In my current city of Clayton, New Mexico, recovering from the throes of a recent extended drought, the words “Dust Bowl” are ever on the lips of those who remember, and a certain somber feeling seems to permeate the air every dry year when the wind turns the air into a violent mix of wind, dirt, and tumbleweeds, and with every breath we inhale the powdery evidence of drought. I walk daily over sidewalks stamped with the letters “WPA”; letters that hearken back to a time when many Americans simply would not have survived had the government not have intervened. They would have simply been swept away with the dust that sweeps these hard plains.
Even as I appreciate my own heritage of people who struggled to survive in a land that did everything to evict them, I think back to the struggles of other immigrants. To the families whose final, lingering hope lay at the other side of the crowded gates at Ellis Island, to the families who sold everything, including their own liberty, to purchase a berth on a rickety boat crossing a vast ocean to a destination spoken of in hushed, almost reverent terms: America.
These people ARE America, they built America, and the stories they tell became the very fabric of our culture. They drove spike after spike into the timber crossties of the railroads until these iron horses crossed the land from sea to sea, and they dug holes into the hot, unforgiving earth, losing many of their brothers and sisters along the way, to mine the metals that built the communities we walk among and too often take for granted. They came here speaking halting English, and, over time, their language changed, as did their bodies from the toll of struggling in the heat of the blistering summer and the cold of the Midwestern winter.

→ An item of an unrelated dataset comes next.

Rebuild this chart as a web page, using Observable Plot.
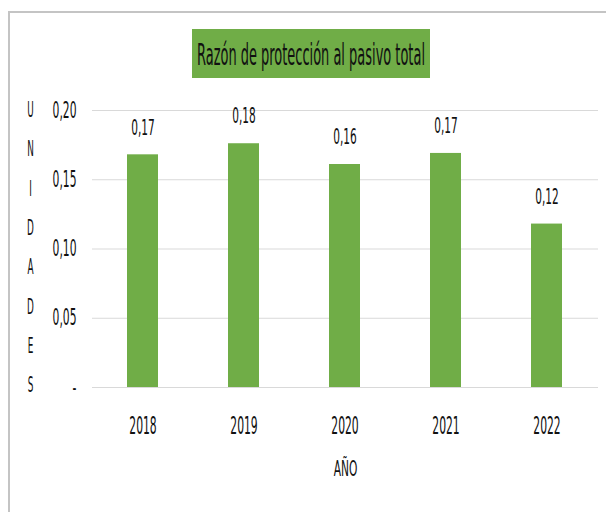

As the need for workers to build the infrastructure has dwindled and as the population of our cities has increased, though, many Americans have given into the notion that the opportunity that our parents and grandparents sought, the opportunity that endowed us with rights, with dignity, and with things that many nations take for granted, should be denied others, with the exception of the fortunate few with the financial means to buy a place in line.
The others, the ones not so fortunate to be bankrolled, but with the same desire for opportunity, are subject to a darker fate. They have become victims of the modern day slave trade, and they meet dark men with dark hearts in the middle of the night who promise them passage to that place still spoken of in reverent terms, if they will work for the greedy industries who refuse to pay a wage adequate for survival. Their reality becomes one of indentured servitude where they work 80 hours a week at less than minimum wage, never fearing to speak against these injustices because the people who run these industries can, with a simple phone call, have them deported to their impoverished communities of origin.
And this is why I speak. As a Christian, not only can I not turn my back on these people, these people are the very people that I and fellow believers are called to serve. Verse after verse speaks of the sojourner, and Jesus speaks of compassion for the poor; who, then, do we think He has called us to serve if not these. In perhaps one of the most poignant, misunderstood passages of the Bible, he is asked which is the greatest commandment. He cites two: Love the Lord your God with all your heart, soul, mind and strength, and love your neighbor as yourself. When asked “who is my neighbor”, He tells the story of a man regarded as filthy and wicked by the Jewish people, who meets another’s need when the very people charged with doing so (a Priest and a Levite) have passed him by.
I look with sadness on the Tea Partiers, the conservatives,
those who claim the moral high ground in politics, as they fight against the
refugee children in this country, and as they call immigrants criminals and
demand their deportation, and I realize with sadness that the ghost of Fred
Phelps has not gone away. For it is the inconvenient reality that the sin of
those who would denounce these immigrants is every bit as dark and deplorable
as those who hold up signs at funerals in protest. And while I desperately want
to believe that the actions are not
being driven by racism, it is a reality that is becoming harder to escape.
And yet, it is in many ways, my reality. I
understand the plight of the migrants more than most, for it is who I’ve
become. Over the last two months, my home is more frequently wherever I am
allowed to park my van for the night than it is my own home, and the luxury of
resting my head on my own pillow is one that I know only a few days out of every
month. I live in the modern day Hoovervilles, as I seek work wherever someone
is willing to pay my price. And although I am more fortunate than most in that
I have a home to return to, it is only because of my working as a migrant that
I am able to do so.It is an experience that has been both humbling and enlightening; that has helped me to grasp the reality that the plight of every working person is intertwined with mine, and that the injustices that affect one of us affect all of us. I have come to better understand the concept of privilege, and have an increasing desire for social justice. I am daily reminded that I am disposable, that future is only a hope, and security only an illusion. And in the middle of that it strikes me; if there were a border fence that I could hop to give me access to a life that offered more promise, your guns and your border fences would be ineffective barriers. And if my reality included drug cartels, human trafficking, and corrupt officials, it is no stretch to imagine being in a condition where the hot sting of a bullet and its immediate release from the pressures of this world would be preferable to the lengthy protracted suffering of staying where I was.
I am not speaking for any other person in the faith, nor can I. But even as many fellow Christians denounce me, I will state with firm conviction my belief that we need to open the borders to ALL who seek a better future for their family, and not make entry available only to those with financial means. There was a time when we welcomed those who sought a better future, and one of the most iconic landmarks in the USA celebrates that. As a nation, if we are going to choose to be isolated nationalists, we need to tear down the Statue of Liberty while the price of copper is still high and cash in. As Christians, we need to speak out for these, and any who suffer injustice, even at the risk of being ostracized by leaders of our own faith.
The issue of immigration is one that should be addressed with compassion, not condemnation. For in a sense, todos somos ilegales – we are ALL illegals.